The font is thought to be as old as perhaps the 15th century and the undoubtedly medieval cover was once painted and generously gilded.

The tomb of Archdeacon Charles Musgrave lies underneath the church tower. He was vicar of the parish church from 1827-1875 and was instrumental in improving the town's sewerage system from an open sewer and a single privy which had to cater for 221 people. The average lifespan of a labourer in the locality at the time was a mere 22 years!

Standing in front of the organ pipes is a pulpit on wheels. To the left is the chantry chapel of William Rokeby who was vicar here from 1502-1521 and who from 1511 also became Archbishop of Dublin and who baptised King Henry VIII's first daughter, Mary Tudor, later "Bloody" Queen Mary. On his death, Rokeby's heart was sealed into a lead box and buried within the chapel. The box also contains his bowels... There was an English language class being taught to some Afghanistan refugees in the chapel so we couldn't go in. We'll have to sniff out the bowels at some more convenient time.

The organ was rebuilt in 1928 but still contains pipes from the original Snetzler organ of 1766. The church's first organist was L. William Herschel before he became King George III's personal astronomer and became famous to this day and forever as the first person to discover the planet Uranus.

To either side of the chancel gateway are carved heads on bench ends. Happy-looking souls...

The Wellington Chapel in the south east corner of the church contains the Duke of Wellington's Regimental Colours - the flags seen here, carried by standard bearers onto the battlefield.

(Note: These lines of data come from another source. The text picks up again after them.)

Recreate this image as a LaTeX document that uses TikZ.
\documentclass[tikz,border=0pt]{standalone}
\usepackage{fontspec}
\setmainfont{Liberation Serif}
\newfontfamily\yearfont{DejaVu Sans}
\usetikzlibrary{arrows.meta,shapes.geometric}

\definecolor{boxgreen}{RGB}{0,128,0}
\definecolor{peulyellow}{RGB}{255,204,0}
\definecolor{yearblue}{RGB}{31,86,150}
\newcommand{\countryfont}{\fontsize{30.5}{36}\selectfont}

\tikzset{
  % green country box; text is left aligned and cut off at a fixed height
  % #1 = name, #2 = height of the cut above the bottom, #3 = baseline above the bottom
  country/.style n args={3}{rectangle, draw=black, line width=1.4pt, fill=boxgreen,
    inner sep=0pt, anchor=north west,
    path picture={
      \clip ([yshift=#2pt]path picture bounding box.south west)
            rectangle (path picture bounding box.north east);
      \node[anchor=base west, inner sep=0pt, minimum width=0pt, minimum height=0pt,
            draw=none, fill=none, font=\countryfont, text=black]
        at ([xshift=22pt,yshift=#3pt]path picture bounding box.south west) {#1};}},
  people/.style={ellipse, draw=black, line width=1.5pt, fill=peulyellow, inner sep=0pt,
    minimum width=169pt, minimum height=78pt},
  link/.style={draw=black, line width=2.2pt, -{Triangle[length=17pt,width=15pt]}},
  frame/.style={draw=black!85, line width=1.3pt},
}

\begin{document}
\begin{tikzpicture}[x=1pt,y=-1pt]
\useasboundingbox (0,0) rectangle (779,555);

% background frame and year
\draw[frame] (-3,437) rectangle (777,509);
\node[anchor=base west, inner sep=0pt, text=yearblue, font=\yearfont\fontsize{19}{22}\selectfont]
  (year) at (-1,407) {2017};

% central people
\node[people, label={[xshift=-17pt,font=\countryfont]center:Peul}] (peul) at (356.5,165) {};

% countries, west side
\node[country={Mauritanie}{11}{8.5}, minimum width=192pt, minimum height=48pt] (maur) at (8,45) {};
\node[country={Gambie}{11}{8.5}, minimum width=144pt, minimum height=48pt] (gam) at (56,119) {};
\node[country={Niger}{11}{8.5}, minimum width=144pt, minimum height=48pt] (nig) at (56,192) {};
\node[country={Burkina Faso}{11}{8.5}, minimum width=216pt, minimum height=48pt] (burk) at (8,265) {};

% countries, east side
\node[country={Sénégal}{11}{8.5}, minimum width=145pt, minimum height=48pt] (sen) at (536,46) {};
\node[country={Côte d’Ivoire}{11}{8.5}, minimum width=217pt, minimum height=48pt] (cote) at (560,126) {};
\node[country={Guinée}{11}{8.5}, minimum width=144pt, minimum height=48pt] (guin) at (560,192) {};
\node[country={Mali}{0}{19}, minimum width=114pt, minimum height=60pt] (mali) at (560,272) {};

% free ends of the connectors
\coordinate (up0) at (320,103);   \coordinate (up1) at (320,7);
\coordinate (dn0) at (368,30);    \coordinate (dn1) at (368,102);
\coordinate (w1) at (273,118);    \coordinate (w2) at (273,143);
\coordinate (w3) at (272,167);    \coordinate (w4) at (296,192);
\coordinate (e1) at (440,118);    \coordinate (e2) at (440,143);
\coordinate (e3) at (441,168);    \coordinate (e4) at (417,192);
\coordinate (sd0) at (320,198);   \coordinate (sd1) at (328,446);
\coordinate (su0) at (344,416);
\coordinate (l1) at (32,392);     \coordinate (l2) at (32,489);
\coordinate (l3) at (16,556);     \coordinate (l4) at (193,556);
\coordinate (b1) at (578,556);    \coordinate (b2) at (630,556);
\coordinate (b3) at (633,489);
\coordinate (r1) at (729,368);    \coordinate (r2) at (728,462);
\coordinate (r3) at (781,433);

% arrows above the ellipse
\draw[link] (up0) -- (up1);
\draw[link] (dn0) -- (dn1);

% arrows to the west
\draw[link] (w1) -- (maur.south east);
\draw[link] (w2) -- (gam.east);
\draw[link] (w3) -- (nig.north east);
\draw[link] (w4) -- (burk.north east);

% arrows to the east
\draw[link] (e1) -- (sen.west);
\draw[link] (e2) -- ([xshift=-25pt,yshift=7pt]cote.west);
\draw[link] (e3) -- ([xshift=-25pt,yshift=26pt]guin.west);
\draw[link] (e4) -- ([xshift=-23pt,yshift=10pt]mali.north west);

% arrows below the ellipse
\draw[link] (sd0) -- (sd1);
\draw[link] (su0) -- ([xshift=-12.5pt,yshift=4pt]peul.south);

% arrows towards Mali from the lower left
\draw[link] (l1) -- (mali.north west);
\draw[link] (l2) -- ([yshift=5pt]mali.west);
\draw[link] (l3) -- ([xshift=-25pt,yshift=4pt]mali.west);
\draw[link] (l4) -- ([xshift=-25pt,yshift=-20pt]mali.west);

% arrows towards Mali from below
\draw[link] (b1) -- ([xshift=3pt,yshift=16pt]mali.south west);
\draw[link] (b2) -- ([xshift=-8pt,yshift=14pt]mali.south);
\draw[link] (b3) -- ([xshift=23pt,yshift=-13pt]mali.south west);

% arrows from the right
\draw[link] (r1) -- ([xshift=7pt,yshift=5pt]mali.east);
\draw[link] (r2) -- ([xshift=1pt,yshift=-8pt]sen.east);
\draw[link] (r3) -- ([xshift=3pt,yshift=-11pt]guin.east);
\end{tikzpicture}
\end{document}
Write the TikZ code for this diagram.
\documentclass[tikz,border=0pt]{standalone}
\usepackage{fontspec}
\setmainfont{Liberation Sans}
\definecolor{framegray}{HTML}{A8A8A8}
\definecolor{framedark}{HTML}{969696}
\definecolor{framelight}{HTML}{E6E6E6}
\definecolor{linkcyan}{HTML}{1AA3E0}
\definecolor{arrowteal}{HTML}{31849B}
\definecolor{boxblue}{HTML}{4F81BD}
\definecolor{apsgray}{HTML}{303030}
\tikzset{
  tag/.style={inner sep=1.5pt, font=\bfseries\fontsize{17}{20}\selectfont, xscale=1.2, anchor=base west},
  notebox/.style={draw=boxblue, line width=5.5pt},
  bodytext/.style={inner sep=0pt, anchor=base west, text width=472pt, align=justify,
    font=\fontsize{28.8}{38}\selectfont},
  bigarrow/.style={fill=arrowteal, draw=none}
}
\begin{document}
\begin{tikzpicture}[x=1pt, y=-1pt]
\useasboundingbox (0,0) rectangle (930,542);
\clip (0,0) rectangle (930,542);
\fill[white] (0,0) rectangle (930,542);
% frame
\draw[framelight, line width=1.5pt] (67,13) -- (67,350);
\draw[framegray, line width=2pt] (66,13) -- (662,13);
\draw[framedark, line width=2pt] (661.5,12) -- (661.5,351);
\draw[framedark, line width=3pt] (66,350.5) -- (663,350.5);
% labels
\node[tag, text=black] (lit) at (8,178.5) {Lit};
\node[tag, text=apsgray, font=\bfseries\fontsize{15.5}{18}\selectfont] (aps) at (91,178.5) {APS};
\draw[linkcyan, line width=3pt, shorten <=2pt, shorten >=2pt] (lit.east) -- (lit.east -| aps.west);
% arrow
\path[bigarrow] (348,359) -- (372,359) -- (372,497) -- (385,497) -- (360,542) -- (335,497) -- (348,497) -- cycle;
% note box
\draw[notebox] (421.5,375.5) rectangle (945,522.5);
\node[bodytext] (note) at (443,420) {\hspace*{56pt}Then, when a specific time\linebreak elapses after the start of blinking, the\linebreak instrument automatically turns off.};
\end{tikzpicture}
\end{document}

A set of chairs in the Wellington Chapel were made by the famous furniture maker Robert "Mouseman" Thompson - also known as "Mousey" Thompson. In the 1920s he had started carving a mouse on each piece of furniture. Even on a set they would be placed in different positions and were not always easy to spot. On this one, modelled by Miss Franny, the mouse is on the front right-hand chair leg.

Fran buys one or two things from the shop and we thank the guide who had come down to point out the mice on the chairs. The sky is not promising too much as we come out to look at the external features of the church. The clock and sundial on the tower and the gargoyles.

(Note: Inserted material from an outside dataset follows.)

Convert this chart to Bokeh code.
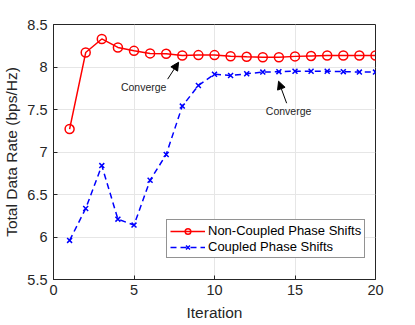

And so back to the Piece Hall, where I gratefully sink into a chair again and we have a drink. (A lot has happened since my last post - I was sent for a repeat of some routine blood tests in June this year and in short order over the next month was told that I had cancer on the liver, that it was too large to remove and that it was incurable and would mean regular visits to St James Hospital in Leeds to keep tabs on it.) Life has become precious!

As we walk around the balcony of the second storey we are treated to the sight of our waitress of a few moments ago, waving David's jacket and trying to get our attention... The balconies are lined with the doors to the old trading rooms, all now containing artisan and craft or specialised shops, such as the Christmas themed products. I walked around a few of the shops and then went back down to let the others complete the circuit of balconies whilst I sat down and nodded off. "Is John alright?" asked David. Fran apparently looked over the balcony to see me head down and said "Yes, he's asleep..."

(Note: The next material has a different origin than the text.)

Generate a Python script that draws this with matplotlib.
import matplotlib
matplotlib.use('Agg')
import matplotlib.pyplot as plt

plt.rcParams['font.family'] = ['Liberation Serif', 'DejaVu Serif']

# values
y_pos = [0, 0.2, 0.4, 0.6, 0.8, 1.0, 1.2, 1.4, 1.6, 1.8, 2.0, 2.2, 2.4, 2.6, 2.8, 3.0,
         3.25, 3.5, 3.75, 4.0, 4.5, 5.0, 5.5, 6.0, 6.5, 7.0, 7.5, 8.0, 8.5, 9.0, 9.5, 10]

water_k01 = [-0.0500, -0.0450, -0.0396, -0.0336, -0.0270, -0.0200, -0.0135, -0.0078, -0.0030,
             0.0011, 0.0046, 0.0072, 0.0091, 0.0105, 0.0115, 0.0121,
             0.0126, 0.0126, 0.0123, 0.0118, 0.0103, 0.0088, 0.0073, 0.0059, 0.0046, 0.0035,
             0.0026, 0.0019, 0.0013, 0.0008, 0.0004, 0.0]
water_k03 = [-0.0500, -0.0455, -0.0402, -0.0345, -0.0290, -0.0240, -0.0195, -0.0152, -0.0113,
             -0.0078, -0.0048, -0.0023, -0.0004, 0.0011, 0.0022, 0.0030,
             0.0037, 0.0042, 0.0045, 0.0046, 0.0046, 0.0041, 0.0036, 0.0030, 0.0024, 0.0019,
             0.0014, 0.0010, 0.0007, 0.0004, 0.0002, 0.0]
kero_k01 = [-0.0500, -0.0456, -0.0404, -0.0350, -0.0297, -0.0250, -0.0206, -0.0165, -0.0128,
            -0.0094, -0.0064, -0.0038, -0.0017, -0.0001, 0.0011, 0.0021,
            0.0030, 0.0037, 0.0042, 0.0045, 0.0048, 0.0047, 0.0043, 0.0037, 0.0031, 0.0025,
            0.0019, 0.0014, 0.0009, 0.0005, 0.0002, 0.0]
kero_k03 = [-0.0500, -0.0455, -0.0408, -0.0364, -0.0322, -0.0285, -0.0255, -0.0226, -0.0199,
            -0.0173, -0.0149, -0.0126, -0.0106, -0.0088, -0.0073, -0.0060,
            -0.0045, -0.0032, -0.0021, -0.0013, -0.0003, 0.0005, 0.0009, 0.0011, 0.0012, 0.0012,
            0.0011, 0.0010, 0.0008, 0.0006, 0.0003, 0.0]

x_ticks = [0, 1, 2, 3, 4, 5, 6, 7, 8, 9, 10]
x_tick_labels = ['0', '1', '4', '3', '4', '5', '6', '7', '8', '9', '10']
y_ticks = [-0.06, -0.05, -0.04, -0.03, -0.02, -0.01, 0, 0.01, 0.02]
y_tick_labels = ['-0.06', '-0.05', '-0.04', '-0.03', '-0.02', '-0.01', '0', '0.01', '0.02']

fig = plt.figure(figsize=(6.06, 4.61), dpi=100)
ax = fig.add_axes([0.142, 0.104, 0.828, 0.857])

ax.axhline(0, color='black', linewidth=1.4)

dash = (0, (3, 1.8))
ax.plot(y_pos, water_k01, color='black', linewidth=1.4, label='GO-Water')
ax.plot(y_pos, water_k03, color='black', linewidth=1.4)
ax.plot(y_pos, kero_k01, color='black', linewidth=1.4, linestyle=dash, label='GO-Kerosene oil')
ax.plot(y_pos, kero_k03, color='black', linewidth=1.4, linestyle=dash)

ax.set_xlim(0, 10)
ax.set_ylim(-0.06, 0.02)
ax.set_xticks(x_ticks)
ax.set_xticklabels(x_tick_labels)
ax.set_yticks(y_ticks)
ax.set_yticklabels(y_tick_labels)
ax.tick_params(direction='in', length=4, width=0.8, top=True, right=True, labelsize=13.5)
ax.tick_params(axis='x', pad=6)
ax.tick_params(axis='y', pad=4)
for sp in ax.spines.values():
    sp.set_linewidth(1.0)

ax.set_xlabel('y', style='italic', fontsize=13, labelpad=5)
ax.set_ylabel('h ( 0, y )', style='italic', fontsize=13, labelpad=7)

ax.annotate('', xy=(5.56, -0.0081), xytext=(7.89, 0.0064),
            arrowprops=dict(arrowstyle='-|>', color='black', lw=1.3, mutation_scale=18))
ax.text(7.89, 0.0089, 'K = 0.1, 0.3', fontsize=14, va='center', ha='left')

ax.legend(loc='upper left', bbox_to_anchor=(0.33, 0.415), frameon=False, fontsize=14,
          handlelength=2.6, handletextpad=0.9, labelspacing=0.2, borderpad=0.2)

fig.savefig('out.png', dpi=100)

The tower and steeple of the Square Church, a non-conformist church dating from the 1850s are all that remain of the church which suffered from two fires and gales and which was demolished in 1976, leaving the tower and steeple, now incorporated as part of the new Central Library of 2017. A spot of rain wakes me up - trust a bald man to know when it is raining... Then back to the coach for the trip home which includes a very good meal at the Calf's Head near Clitheroe in the Ribble Valley.